** Start **

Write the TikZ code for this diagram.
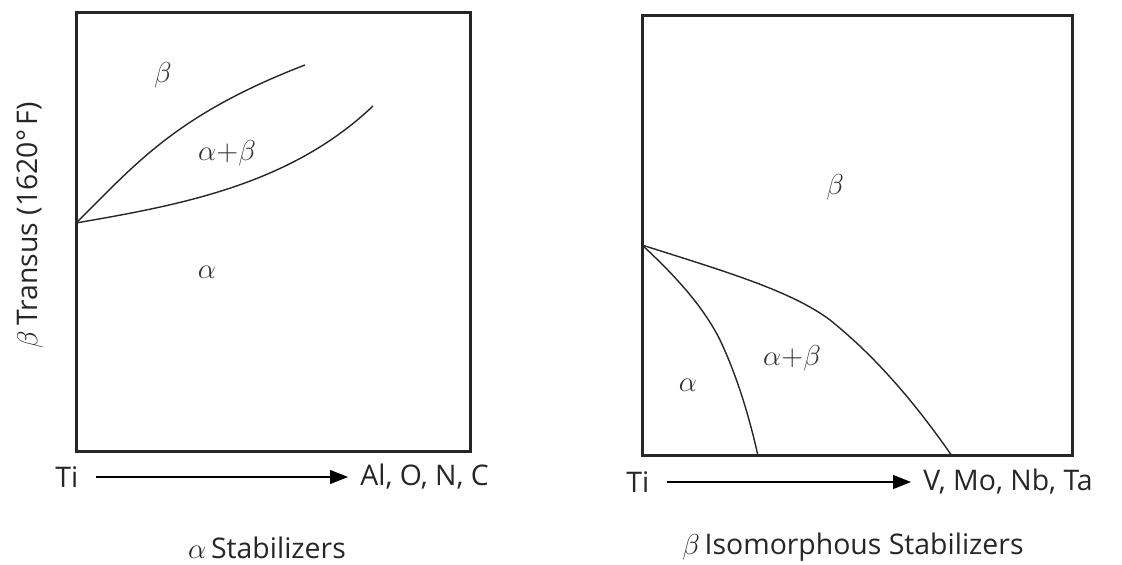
\documentclass[tikz,border=0pt]{standalone}
\usepackage{fontspec}
\setmainfont{Open Sans}
\usetikzlibrary{arrows.meta}
\tikzset{
  frame/.style={line width=1.5pt, draw=black!85},
  phase/.style={line width=0.7pt, draw=black!85},
  lbl/.style={font=\fontsize{14.2}{16}\selectfont, text=black!85, inner sep=0pt},
  greek/.style={font=\fontsize{15}{17}\selectfont, text=black!80, inner sep=0pt},
  axarrow/.style={line width=0.6pt, -{Triangle[length=9pt,width=7pt]}},
}
\begin{document}
\begin{tikzpicture}[x=0.5pt,y=-0.5pt]
\useasboundingbox (0,0) rectangle (1122,565);
% left diagram
\draw[frame] (76,13) rectangle (470,452);
\coordinate (L0) at (76,223);
\coordinate (L1) at (305,65);
\coordinate (L2) at (373,106);
\draw[phase] (L0) .. controls (135,165) and (175,115) .. (L1);
\draw[phase] (L0) .. controls (180,205) and (290,185) .. (L2);
\node[greek] (lb) at (163,75) {$\beta$};
\node[greek] (lab) at (227,153) {$\alpha{+}\beta$};
\node[greek] (la) at (207,272) {$\alpha$};
\node[lbl, rotate=90] (ly) at (30,225) {$\beta$\,Transus (1620°\,F)};
\node[lbl, anchor=west] (lti) at (55,477) {Ti};
\node[lbl, anchor=west] (lel) at (360,477) {Al, O, N, C};
\draw[axarrow] ([xshift=8.5pt]lti.east) -- ([xshift=-6pt]lel.west);
\node[lbl] (lcap) at (267,548) {$\alpha$\,Stabilizers};
% right diagram
\draw[frame] (642,16) rectangle (1072,456);
\coordinate (R0) at (642,245);
\coordinate (R1) at (952,456);
\coordinate (R2) at (758,456);
\draw[phase] (R0) .. controls (720,270) and (790,290) .. (830,320) .. controls (880,360) and (920,410) .. (R1);
\draw[phase] (R0) .. controls (680,280) and (705,310) .. (720,340) .. controls (738,378) and (750,420) .. (R2);
\node[greek] (rb) at (835,187) {$\beta$};
\node[greek] (rab) at (792,358) {$\alpha{+}\beta$};
\node[greek] (ra) at (688,385) {$\alpha$};
\node[lbl, anchor=west] (rti) at (626,482) {Ti};
\node[lbl, anchor=west] (rel) at (923,482) {V, Mo, Nb, Ta};
\draw[axarrow] ([xshift=8.5pt]rti.east) -- ([xshift=-6pt]rel.west);
\node[lbl] (rcap) at (853,547) {$\beta$\,Isomorphous Stabilizers};
\end{tikzpicture}
\end{document}
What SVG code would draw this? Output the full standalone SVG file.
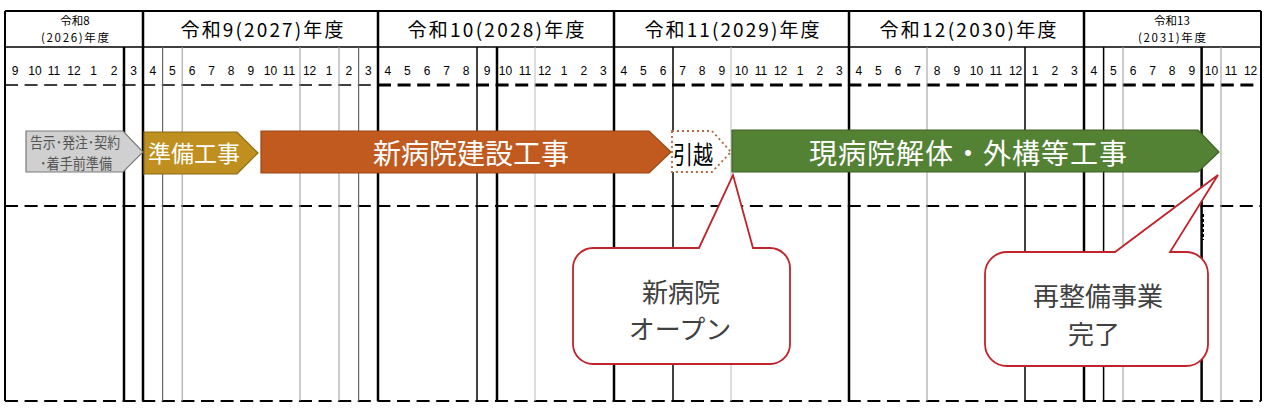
<svg xmlns="http://www.w3.org/2000/svg" width="1271" height="411" viewBox="0 0 1271 411">
<style>
.jp{font-family:"Noto Sans CJK JP","Noto Sans",sans-serif;}
.mo{font-family:"Liberation Sans","Noto Sans CJK JP",sans-serif;font-size:12px;fill:#000;text-anchor:middle;}
.yr{font-size:19px;fill:#000;text-anchor:middle;}
.ys{font-size:11.5px;fill:#000;text-anchor:middle;}
.thick{stroke:#000;stroke-width:2.5;}
.blk{stroke:#000;stroke-width:1.5;}
.dg{stroke:#666;stroke-width:1.2;}
.mg{stroke:#999;stroke-width:1;}
.lg{stroke:#bbb;stroke-width:1;}
.dash{stroke:#000;stroke-dasharray:13 6.6;}
.bar{font-size:28px;fill:#fff;text-anchor:middle;}
.cl{fill:#fff;stroke:#c0232b;stroke-width:1.8;}
.ct{font-size:26px;fill:#404040;text-anchor:middle;}
</style>
<rect x="0" y="0" width="1271" height="411" fill="#fff"/>
<g id="grid">
<line x1="5" y1="11" x2="1261" y2="11" stroke="#000" stroke-width="2"/>
<line x1="5" y1="47" x2="1261" y2="47" stroke="#000" stroke-width="1.5"/>
<line x1="5" y1="85" x2="378" y2="85" class="dash" stroke-width="1.5"/>
<line x1="378" y1="85" x2="1261" y2="85" class="dash" stroke-width="3"/>
<line x1="5" y1="206" x2="1261" y2="206" class="dash" stroke-width="2"/>
<line x1="5" y1="401" x2="1261" y2="401" class="dash" stroke-width="2"/>
<line x1="124" y1="47" x2="124" y2="401" class="thick"/>
<line x1="162.6" y1="47" x2="162.6" y2="401" class="dg"/>
<line x1="182.2" y1="47" x2="182.2" y2="401" class="mg"/>
<line x1="300" y1="47" x2="300" y2="401" class="mg"/>
<line x1="339" y1="47" x2="339" y2="401" class="mg"/>
<line x1="358.6" y1="47" x2="358.6" y2="401" class="dg"/>
<line x1="477" y1="47" x2="477" y2="401" class="blk"/>
<line x1="497" y1="47" x2="497" y2="401" class="thick"/>
<line x1="535" y1="47" x2="535" y2="401" class="lg"/>
<line x1="673" y1="47" x2="673" y2="401" class="blk"/>
<line x1="731" y1="47" x2="731" y2="401" class="lg"/>
<line x1="927" y1="47" x2="927" y2="401" class="mg"/>
<line x1="1025" y1="47" x2="1025" y2="401" class="blk"/>
<line x1="1103.6" y1="47" x2="1103.6" y2="401" class="blk"/>
<line x1="1123" y1="47" x2="1123" y2="401" class="mg"/>
<line x1="1201.6" y1="47" x2="1201.6" y2="401" class="thick"/>
<line x1="1221" y1="47" x2="1221" y2="401" class="mg"/>
<line x1="1202.5" y1="214" x2="1202.5" y2="240" stroke="#000" stroke-width="3" stroke-dasharray="3 2"/>
<line x1="5" y1="11" x2="5" y2="401" stroke="#000" stroke-width="2"/>
<line x1="143" y1="11" x2="143" y2="401" class="thick"/>
<line x1="378" y1="11" x2="378" y2="401" class="thick"/>
<line x1="614" y1="11" x2="614" y2="401" class="thick"/>
<line x1="849" y1="11" x2="849" y2="401" class="thick"/>
<line x1="1084" y1="11" x2="1084" y2="401" class="thick"/>
<line x1="1261" y1="11" x2="1261" y2="401" stroke="#000" stroke-width="2"/>
</g>
<g id="years">
<text class="ys jp" x="75" y="24.5">令和8</text>
<text class="ys jp" x="75" y="42" textLength="68" lengthAdjust="spacing">(2026)年度</text>
<text class="yr jp" x="262" y="37" textLength="163" lengthAdjust="spacing">令和9(2027)年度</text>
<text class="yr jp" x="496" y="37" textLength="177" lengthAdjust="spacing">令和10(2028)年度</text>
<text class="yr jp" x="732" y="37" textLength="175" lengthAdjust="spacing">令和11(2029)年度</text>
<text class="yr jp" x="968" y="37" textLength="177" lengthAdjust="spacing">令和12(2030)年度</text>
<text class="ys jp" x="1172" y="24.5">令和13</text>
<text class="ys jp" x="1172" y="42" textLength="68" lengthAdjust="spacing">(2031)年度</text>
</g>
<g id="months">
<text class="mo" x="15" y="75">9</text><text class="mo" x="35" y="75">10</text><text class="mo" x="54" y="75">11</text><text class="mo" x="74" y="75">12</text><text class="mo" x="93.5" y="75">1</text><text class="mo" x="114" y="75">2</text><text class="mo" x="133.5" y="75">3</text>
<text class="mo" x="152.8" y="75">4</text><text class="mo" x="172.4" y="75">5</text><text class="mo" x="192" y="75">6</text><text class="mo" x="211.6" y="75">7</text><text class="mo" x="231.2" y="75">8</text><text class="mo" x="250.8" y="75">9</text><text class="mo" x="270.4" y="75">10</text><text class="mo" x="289" y="75">11</text><text class="mo" x="309.6" y="75">12</text><text class="mo" x="329.2" y="75">1</text><text class="mo" x="348.8" y="75">2</text><text class="mo" x="368.4" y="75">3</text>
<text class="mo" x="387.8" y="75">4</text><text class="mo" x="407.4" y="75">5</text><text class="mo" x="427" y="75">6</text><text class="mo" x="446.6" y="75">7</text><text class="mo" x="466.2" y="75">8</text><text class="mo" x="487" y="75">9</text><text class="mo" x="505.4" y="75">10</text><text class="mo" x="525" y="75">11</text><text class="mo" x="544.6" y="75">12</text><text class="mo" x="564.2" y="75">1</text><text class="mo" x="583.8" y="75">2</text><text class="mo" x="603.4" y="75">3</text>
<text class="mo" x="623.8" y="75">4</text><text class="mo" x="643.4" y="75">5</text><text class="mo" x="663" y="75">6</text><text class="mo" x="682.6" y="75">7</text><text class="mo" x="702.2" y="75">8</text><text class="mo" x="721.8" y="75">9</text><text class="mo" x="741.4" y="75">10</text><text class="mo" x="761" y="75">11</text><text class="mo" x="780.6" y="75">12</text><text class="mo" x="800.2" y="75">1</text><text class="mo" x="819.8" y="75">2</text><text class="mo" x="839.4" y="75">3</text>
<text class="mo" x="858.8" y="75">4</text><text class="mo" x="878.4" y="75">5</text><text class="mo" x="898" y="75">6</text><text class="mo" x="917.6" y="75">7</text><text class="mo" x="937.2" y="75">8</text><text class="mo" x="956.8" y="75">9</text><text class="mo" x="976.4" y="75">10</text><text class="mo" x="996" y="75">11</text><text class="mo" x="1015.6" y="75">12</text><text class="mo" x="1035.2" y="75">1</text><text class="mo" x="1054.8" y="75">2</text><text class="mo" x="1074.4" y="75">3</text>
<text class="mo" x="1093.8" y="75">4</text><text class="mo" x="1113.4" y="75">5</text><text class="mo" x="1133" y="75">6</text><text class="mo" x="1152.6" y="75">7</text><text class="mo" x="1172.2" y="75">8</text><text class="mo" x="1191.8" y="75">9</text><text class="mo" x="1211.4" y="75">10</text><text class="mo" x="1231" y="75">11</text><text class="mo" x="1250.6" y="75">12</text>
</g>
<g id="prep-before">
<path d="M26 131 L123 131 L143 152 L123 172 L26 172 Z" fill="#d0d0d0" stroke="#7a7a7a" stroke-width="1.2"/>
<text class="jp" x="75" y="148" font-size="15" fill="#555" text-anchor="middle" textLength="90" lengthAdjust="spacingAndGlyphs">告示･発注･契約</text>
<text class="jp" x="76" y="169" font-size="15" fill="#555" text-anchor="middle" textLength="72" lengthAdjust="spacingAndGlyphs">･着手前準備</text>
</g>
<g id="prep-work">
<path d="M144 132 L237 132 L258 153 L237 174 L144 174 Z" fill="#bf901f" stroke="#8c6a12" stroke-width="1.2"/>
<text class="jp" x="194" y="162" font-size="23" fill="#fff" text-anchor="middle">準備工事</text>
</g>
<g id="construction">
<path d="M261 131 L649 131 L671 152 L649 173 L261 173 Z" fill="#c05a1f" stroke="#9a4716" stroke-width="1.2"/>
<text class="bar jp" x="471" y="164">新病院建設工事</text>
</g>
<g id="moving">
<path d="M672 131 L712 131 L731 152 L712 172 L672 172 Z" fill="#fff" stroke="#b0683e" stroke-width="1.8" stroke-dasharray="2 3"/>
<text class="jp" x="693" y="164" font-size="25" fill="#000" text-anchor="middle" textLength="40" lengthAdjust="spacingAndGlyphs">引越</text>
</g>
<g id="demolition">
<path d="M732 130 L1198 130 L1219 152 L1198 172 L732 172 Z" fill="#548235" stroke="#3d6126" stroke-width="1.2"/>
<text class="bar jp" x="968" y="164" textLength="318" lengthAdjust="spacing">現病院解体・外構等工事</text>
</g>
<g id="connectors">
</g>
<g id="callout-open">
<path class="cl" d="M593 248 L699 248 L733 175 L753 248 L770 248 A20 20 0 0 1 790 268 L790 344 A20 20 0 0 1 770 364 L593 364 A20 20 0 0 1 573 344 L573 268 A20 20 0 0 1 593 248 Z"/>
<text class="ct jp" x="681" y="302">新病院</text>
<text class="ct jp" x="680" y="339">オープン</text>
</g>
<g id="callout-done">
<path class="cl" d="M1007 252 L1115 252 L1218 175 L1170 252 L1186 252 A22 22 0 0 1 1208 274 L1208 344 A22 22 0 0 1 1186 366 L1007 366 A22 22 0 0 1 985 344 L985 274 A22 22 0 0 1 1007 252 Z"/>
<text class="ct jp" x="1098" y="306">再整備事業</text>
<text class="ct jp" x="1094" y="344">完了</text>
</g>
</svg>
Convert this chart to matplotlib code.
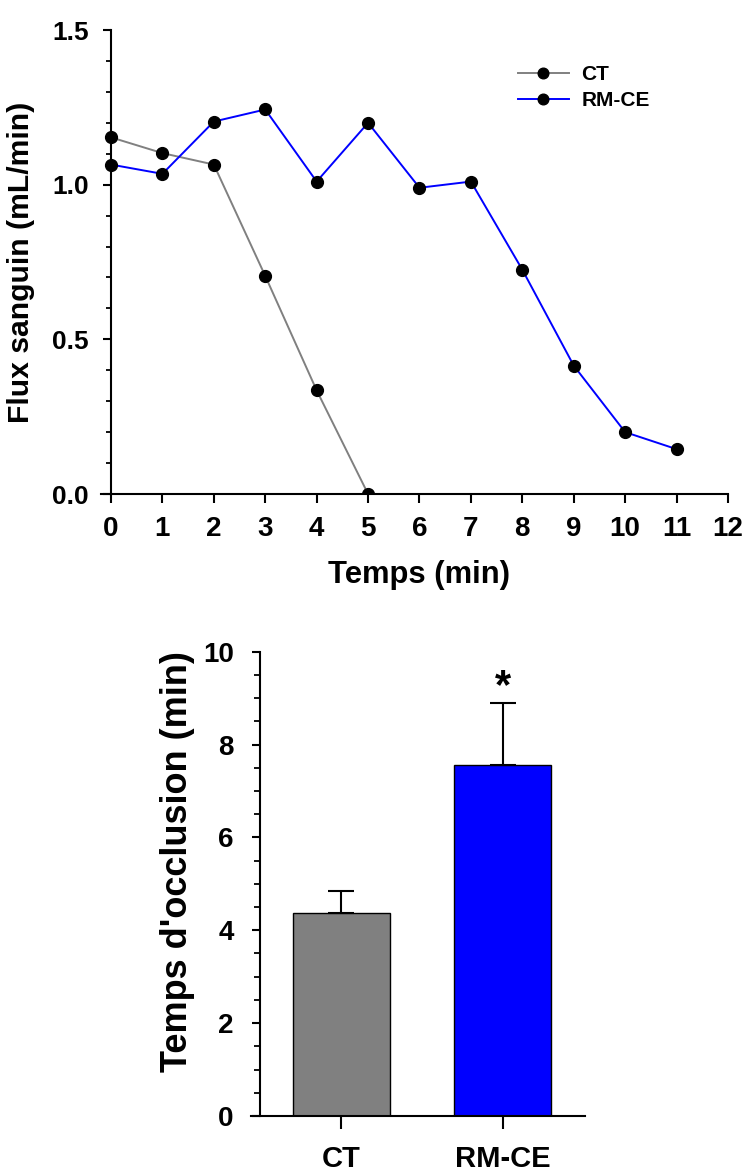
import matplotlib
matplotlib.use("Agg")
import matplotlib.pyplot as plt
from matplotlib.ticker import MultipleLocator

plt.rcParams['font.family'] = ['Liberation Sans', 'DejaVu Sans']
plt.rcParams['font.weight'] = 'bold'

# ---- data ----
time_min = [0, 1, 2, 3, 4, 5, 6, 7, 8, 9, 10, 11]
ct_time = [0, 1, 2, 3, 4, 5]
ct_flux = [1.153, 1.102, 1.065, 0.705, 0.335, 0.0]
rm_flux = [1.065, 1.035, 1.204, 1.243, 1.01, 1.20, 0.99, 1.01, 0.725, 0.415, 0.20, 0.145]
series_labels = ["CT", "RM-CE"]

groups = ["CT", "RM-CE"]
occl_mean = [4.37, 7.56]
occl_err = [0.48, 1.34]
sig_marks = ["", "*"]
sig_y = [None, 9.34]

GRAY = "#808080"
BLUE = "#0000FF"

W, H = 747, 1171
fig = plt.figure(figsize=(W / 100, H / 100), dpi=100)

# ---------------- top line chart ----------------
L, R, T, B = 100.7, 728, 30, 494
ax = fig.add_axes([L / W, 1 - B / H, (R - L) / W, (B - T) / H])
ax.plot(ct_time, ct_flux, color=GRAY, lw=1.4, marker='o', ms=8.5,
        mfc='black', mec='black', label=series_labels[0], zorder=3)
ax.plot(time_min, rm_flux, color=BLUE, lw=1.4, marker='o', ms=8.5,
        mfc='black', mec='black', label=series_labels[1], zorder=3)
ax.set_xlim(-0.2, 12)
ax.set_ylim(0, 1.5)
for s in ['top', 'right']:
    ax.spines[s].set_visible(False)
ax.spines['left'].set_position(('data', 0))
for s in ['left', 'bottom']:
    ax.spines[s].set_linewidth(1.5)
    ax.spines[s].set_zorder(5)
ax.set_xticks(range(0, 13))
ax.set_yticks([0, 0.5, 1.0, 1.5])
ax.set_yticklabels(["0.0", "0.5", "1.0", "1.5"])
ax.yaxis.set_minor_locator(MultipleLocator(0.1))
ax.tick_params(axis='x', which='major', direction='out', length=6.5, width=1.5,
               pad=9, labelsize=20)
ax.tick_params(axis='y', which='major', direction='out', length=6, width=1.5,
               pad=10, labelsize=19)
ax.tick_params(axis='y', which='minor', direction='out', length=3.6, width=1.3)
for lab in ax.get_xticklabels() + ax.get_yticklabels():
    lab.set_fontweight('bold')
ax.set_xlabel("Temps (min)", fontsize=22.3, fontweight='bold')
ax.set_ylabel("Flux sanguin (mL/min)", fontsize=21.7, fontweight='bold')
ax.xaxis.set_label_coords(0.508, -0.142)
ax.yaxis.set_label_coords(-0.104, 0.5)
leg = ax.legend(loc='upper left', bbox_to_anchor=(0.665, 0.925), frameon=False,
                prop={'size': 15, 'weight': 'bold'}, handlelength=2.45,
                handletextpad=0.6, labelspacing=0.35, borderpad=0,
                borderaxespad=0, markerscale=0.9)

# ---------------- bottom bar chart ----------------
L2, R2, T2, B2 = 251, 585, 651.7, 1116
ax2 = fig.add_axes([L2 / W, 1 - B2 / H, (R2 - L2) / W, (B2 - T2) / H])
xpos = list(range(len(groups)))
ax2.bar(xpos, occl_mean, width=0.6, color=[GRAY, BLUE], edgecolor='black',
        linewidth=1.0, zorder=2)
ax2.errorbar(xpos, occl_mean, yerr=[[0, 0], occl_err], fmt='none',
             ecolor='black', elinewidth=1.5, capsize=9.5, capthick=1.5, zorder=3)
for x, s, y in zip(xpos, sig_marks, sig_y):
    if s:
        ax2.text(x, y, s, ha='center', va='center_baseline', fontsize=30,
                 fontweight='bold')
ax2.set_xlim(-0.557, 1.509)
ax2.set_ylim(0, 10)
for s in ['top', 'right']:
    ax2.spines[s].set_visible(False)
ax2.spines['left'].set_position(('data', -0.5))
for s in ['left', 'bottom']:
    ax2.spines[s].set_linewidth(1.5)
    ax2.spines[s].set_zorder(5)
ax2.set_xticks(xpos)
ax2.set_xticklabels(groups)
ax2.set_yticks(range(0, 11, 2))
ax2.yaxis.set_minor_locator(MultipleLocator(0.5))
ax2.tick_params(axis='x', which='major', direction='out', length=9, width=1.5,
                pad=12, labelsize=21)
ax2.tick_params(axis='y', which='major', direction='out', length=6, width=1.5,
                pad=13, labelsize=20)
ax2.tick_params(axis='y', which='minor', direction='out', length=4.2, width=1.3)
for lab in ax2.get_xticklabels() + ax2.get_yticklabels():
    lab.set_fontweight('bold')
ax2.set_ylabel("Temps d'occlusion (min)", fontsize=26, fontweight='bold')
ax2.yaxis.set_label_coords(-0.168, 0.547)

fig.savefig("out.png", dpi=100)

** End **

• [EXERCISE DESCRIPTION]
Work out how many lines in the records above hold the string "code", then give only that count.

• [THE RESPONSE]
3